根絕惡補的惟一方法,只有節育,使建築教室的速度跟生孩子的速度相配合;使興學的數量跟升學的數量相差無幾。臺北市今年初中聯考,如果招生總數一萬人,而應考的頑童不過一萬零三四百人,恐怕就是教習倒找學生一塊錢,也惡補不起來。相反的,今年初中聯考招生總數一萬人,而考生卻像曹操先生下江南的大軍一樣,浩浩蕩蕩八十萬,八十個孩子只有一個孩子有機會考取。請問閣下,如果你是家長,或你是學生,你惡補耶?不惡補耶?

節育是一個嶄新的觀念,中國立國五千年,就是靠的人多,忽然間有人喊曰:“人多不行啦,應該節育啦。”除了嚇一跳外,還一下子失去重心,站也站不穩,坐也坐不住,而且疑心生暗鬼,總以為有人要暗下毒手。好像清王朝末年,忽然間把科舉取消,改成了洋學堂一樣,簡直全國譁然;一方面固然敲碎了很多人吃飯的傢伙,一方面也是對洋學堂陌生。而人類有一個通病,對於陌生的,多半是恐懼的也。

農業社會,勞力就是資本,沒有那麼多人,就種不了那麼多田。春秋戰國時的齊國,本來是姜子牙先生後代當國王的。到了後來,出了一位姓田的,把姓姜的一腳踢下寶座,由他坐了上去。可是姓田的人數太少,似乎不太安全,他閣下乃生出一個妙法,那就是娶妻如雲,然後側門大開,以廣招徠,不管該野男人是誰,反正生了男孩,他都姓田。

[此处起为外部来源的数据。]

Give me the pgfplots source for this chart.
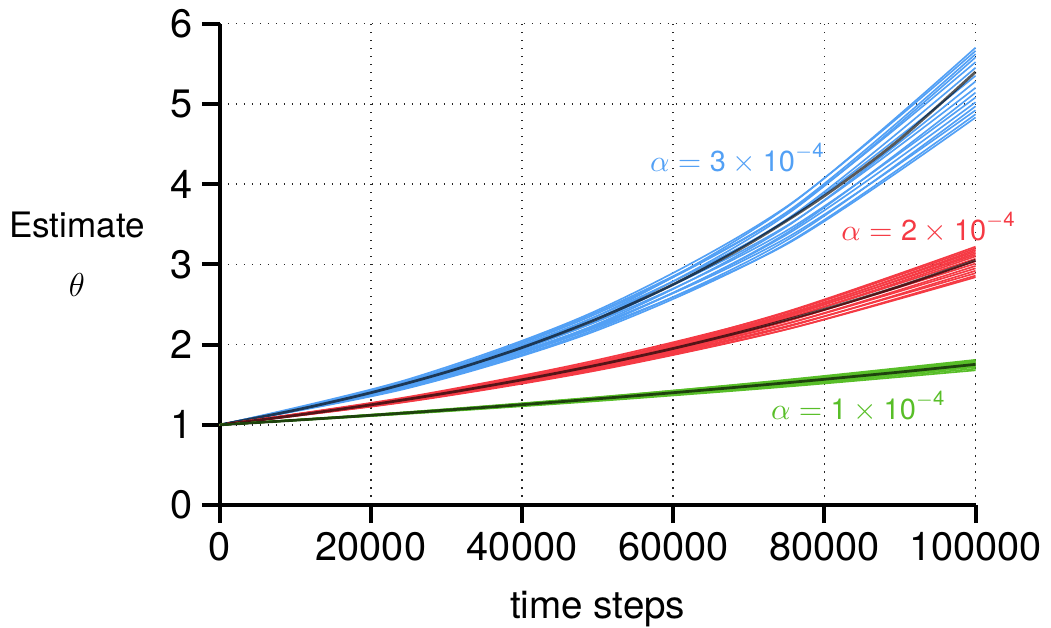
\documentclass[border=0pt]{standalone}
\usepackage{fontspec}
\setmainfont{TeX Gyre Heros}
\usepackage{amsmath}
\usepackage{pgfplots}
\pgfplotsset{compat=1.18}
\definecolor{runblue}{RGB}{82,160,245}
\definecolor{runred}{RGB}{245,58,68}
\definecolor{rungreen}{RGB}{88,190,40}
\pgfplotsset{
  run/.style={line width=0.6pt, smooth, no markers},
  avg/.style={black, opacity=0.65, line width=1pt, smooth, no markers},
}
\begin{document}
\begin{tikzpicture}
\begin{axis}[
  scale only axis, width=274pt, height=174.6pt,
  xmin=0, xmax=100000, ymin=0, ymax=6,
  axis x line*=bottom, axis y line*=left,
  axis line style={line width=1.45pt, -},
  xtick={0,20000,40000,60000,80000,100000},
  ytick={0,1,2,3,4,5,6},
  scaled x ticks=false,
  xticklabel style={/pgf/number format/fixed, /pgf/number format/1000 sep={}},
  /pgf/number format/assume math mode=true,
  tick label style={font=\fontsize{14.4}{16}\selectfont},
  tick align=outside, major tick length=6.5pt,
  tick style={black, line width=1.45pt},
  grid=major,
  grid style={black!85, line width=0.6pt, dash pattern=on 0.6pt off 2.3pt},
  xlabel={time steps},
  xlabel style={at={(axis description cs:0.5,-0.236)}, anchor=base, inner sep=0pt,
    font=\fontsize{14}{16}\selectfont},
  ylabel={Estimate\\$\theta$},
  ylabel style={at={(axis description cs:-0.189,0.521)}, rotate=-90, anchor=center,
    align=center, font=\fontsize{12.7}{21.7}\selectfont},
  clip=false,
]
% alpha = 3e-4 runs
\addplot[run, runblue] coordinates {(0,1) (25000,1.52) (50000,2.36) (75000,3.71) (100000,5.70)};
\addplot[run, runblue] coordinates {(0,1) (25000,1.57) (50000,2.43) (75000,3.72) (100000,5.66)};
\addplot[run, runblue] coordinates {(0,1) (25000,1.55) (50000,2.41) (75000,3.65) (100000,5.62)};
\addplot[run, runblue] coordinates {(0,1) (25000,1.51) (50000,2.33) (75000,3.62) (100000,5.58)};
\addplot[run, runblue] coordinates {(0,1) (25000,1.55) (50000,2.39) (75000,3.64) (100000,5.52)};
\addplot[run, runblue] coordinates {(0,1) (25000,1.50) (50000,2.30) (75000,3.56) (100000,5.45)};
\addplot[run, runblue] coordinates {(0,1) (25000,1.54) (50000,2.36) (75000,3.55) (100000,5.35)};
\addplot[run, runblue] coordinates {(0,1) (25000,1.49) (50000,2.26) (75000,3.47) (100000,5.28)};
\addplot[run, runblue] coordinates {(0,1) (25000,1.53) (50000,2.33) (75000,3.48) (100000,5.20)};
\addplot[run, runblue] coordinates {(0,1) (25000,1.48) (50000,2.23) (75000,3.39) (100000,5.14)};
\addplot[run, runblue] coordinates {(0,1) (25000,1.52) (50000,2.29) (75000,3.42) (100000,5.08)};
\addplot[run, runblue] coordinates {(0,1) (25000,1.50) (50000,2.24) (75000,3.37) (100000,5.02)};
\addplot[run, runblue] coordinates {(0,1) (25000,1.47) (50000,2.20) (75000,3.30) (100000,4.97)};
\addplot[run, runblue] coordinates {(0,1) (25000,1.51) (50000,2.25) (75000,3.33) (100000,4.92)};
\addplot[run, runblue] coordinates {(0,1) (25000,1.46) (50000,2.18) (75000,3.26) (100000,4.87)};
\addplot[run, runblue] coordinates {(0,1) (25000,1.49) (50000,2.22) (75000,3.25) (100000,4.83)};
\addplot[avg] coordinates {(0,1) (10000,1.184) (20000,1.401) (30000,1.658) (40000,1.963) (50000,2.323)
  (60000,2.750) (70000,3.255) (80000,3.853) (90000,4.560) (100000,5.398)};
% alpha = 2e-4 runs
\addplot[run, runred] coordinates {(0,1) (25000,1.330) (50000,1.78) (75000,2.41) (100000,3.22)};
\addplot[run, runred] coordinates {(0,1) (25000,1.350) (50000,1.81) (75000,2.40) (100000,3.20)};
\addplot[run, runred] coordinates {(0,1) (25000,1.330) (50000,1.79) (75000,2.37) (100000,3.18)};
\addplot[run, runred] coordinates {(0,1) (25000,1.340) (50000,1.79) (75000,2.38) (100000,3.16)};
\addplot[run, runred] coordinates {(0,1) (25000,1.320) (50000,1.76) (75000,2.35) (100000,3.14)};
\addplot[run, runred] coordinates {(0,1) (25000,1.340) (50000,1.78) (75000,2.36) (100000,3.12)};
\addplot[run, runred] coordinates {(0,1) (25000,1.320) (50000,1.75) (75000,2.33) (100000,3.10)};
\addplot[run, runred] coordinates {(0,1) (25000,1.335) (50000,1.765) (75000,2.33) (100000,3.07)};
\addplot[run, runred] coordinates {(0,1) (25000,1.310) (50000,1.73) (75000,2.29) (100000,3.04)};
\addplot[run, runred] coordinates {(0,1) (25000,1.325) (50000,1.75) (75000,2.30) (100000,3.01)};
\addplot[run, runred] coordinates {(0,1) (25000,1.305) (50000,1.715) (75000,2.26) (100000,2.98)};
\addplot[run, runred] coordinates {(0,1) (25000,1.320) (50000,1.735) (75000,2.26) (100000,2.95)};
\addplot[run, runred] coordinates {(0,1) (25000,1.295) (50000,1.695) (75000,2.22) (100000,2.92)};
\addplot[run, runred] coordinates {(0,1) (25000,1.310) (50000,1.71) (75000,2.23) (100000,2.89)};
\addplot[run, runred] coordinates {(0,1) (25000,1.290) (50000,1.68) (75000,2.19) (100000,2.86)};
\addplot[run, runred] coordinates {(0,1) (25000,1.300) (50000,1.69) (75000,2.19) (100000,2.84)};
\addplot[avg] coordinates {(0,1) (10000,1.118) (20000,1.250) (30000,1.397) (40000,1.562) (50000,1.746)
  (60000,1.952) (70000,2.183) (80000,2.440) (90000,2.728) (100000,3.050)};
% alpha = 1e-4 runs
\addplot[run, rungreen] coordinates {(0,1) (25000,1.158) (50000,1.343) (75000,1.562) (100000,1.81)};
\addplot[run, rungreen] coordinates {(0,1) (25000,1.161) (50000,1.346) (75000,1.556) (100000,1.80)};
\addplot[run, rungreen] coordinates {(0,1) (25000,1.155) (50000,1.336) (75000,1.549) (100000,1.79)};
\addplot[run, rungreen] coordinates {(0,1) (25000,1.157) (50000,1.337) (75000,1.540) (100000,1.78)};
\addplot[run, rungreen] coordinates {(0,1) (25000,1.152) (50000,1.330) (75000,1.537) (100000,1.77)};
\addplot[run, rungreen] coordinates {(0,1) (25000,1.154) (50000,1.329) (75000,1.527) (100000,1.76)};
\addplot[run, rungreen] coordinates {(0,1) (25000,1.149) (50000,1.322) (75000,1.523) (100000,1.75)};
\addplot[run, rungreen] coordinates {(0,1) (25000,1.151) (50000,1.321) (75000,1.514) (100000,1.74)};
\addplot[run, rungreen] coordinates {(0,1) (25000,1.146) (50000,1.314) (75000,1.510) (100000,1.73)};
\addplot[run, rungreen] coordinates {(0,1) (25000,1.147) (50000,1.313) (75000,1.500) (100000,1.72)};
\addplot[run, rungreen] coordinates {(0,1) (25000,1.142) (50000,1.305) (75000,1.489) (100000,1.70)};
\addplot[run, rungreen] coordinates {(0,1) (25000,1.139) (50000,1.297) (75000,1.476) (100000,1.68)};
\addplot[avg] coordinates {(0,1) (10000,1.058) (20000,1.119) (30000,1.184) (40000,1.252) (50000,1.325)
  (60000,1.401) (70000,1.482) (80000,1.568) (90000,1.658) (100000,1.754)};
% labels
\node[runblue, anchor=base, font=\fontsize{10.5}{12}\selectfont] at (axis cs:68500,4.16)
  {$\alpha=\text{3}\times\text{10}^{\text{$-$4}}$};
\node[runred, anchor=base, font=\fontsize{10.5}{12}\selectfont] at (axis cs:93800,3.30)
  {$\alpha=\text{2}\times\text{10}^{\text{$-$4}}$};
\node[rungreen, anchor=base, font=\fontsize{10.5}{12}\selectfont] at (axis cs:84500,1.07)
  {$\alpha=\text{1}\times\text{10}^{\text{$-$4}}$};
\end{axis}
\end{tikzpicture}
\end{document}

這就是“人多勢眾”的精義,五千年來,深入人心。

所以說有些人忽然間聽說提倡節育啦,直覺的就會不是滋味,因為不是滋味,坐在椅子上精神恍惚,自然覺得非努力反對,不足以心安理得。嗚呼,任何一個進步的觀念和進步的措施,鐵定地會受到頑強而夾纏的反對。廢掉科舉,有人反對。不準女人纏腳,有人反對。剪掉辮子,有人反對。改用陽曆,有人反對。用白話文,有人反對。用標點符號,有人反對。(臺灣光復之初,有一位反對標點符號的朋友,當過嘉義中學堂校長,現在在教育廳當官,他說,標點符號好像一臉麻子,難看得要死。)於是,談到節育,不用打聽,也一定有人反對。

我想,反對社會進步的一些言論,都具有一個共同特徵,那就是:只訴諸直覺的感情,只訴諸非專家的權威,滿篇累牘,除了恐嚇,就是煽動,全盤論據好像一篇向治安機關打的小報告,而不像一篇學術上辯難的理論。我們且抄抄三位反對節育的立法委員的言論,作為例證。

第一位是廖維藩先生,他閣下於一九###年九月十八日,向行政院提出書面質詢,全文如下──(讀者老爺一定要看完全文,才夠朋友。)

該質詢的大字標題曰:“為紐約肯尼博士夥同我國一二不肖之徒,在臺灣省境內,推行全省‘生育年齡’之婦女少女,皆裝置‘樂普’節育器具,以斷絕其生育,不啻亡人國滅人種,殊屬危害中華民族,應迅予搶救,事機迫切,特向行政院提出質詢。”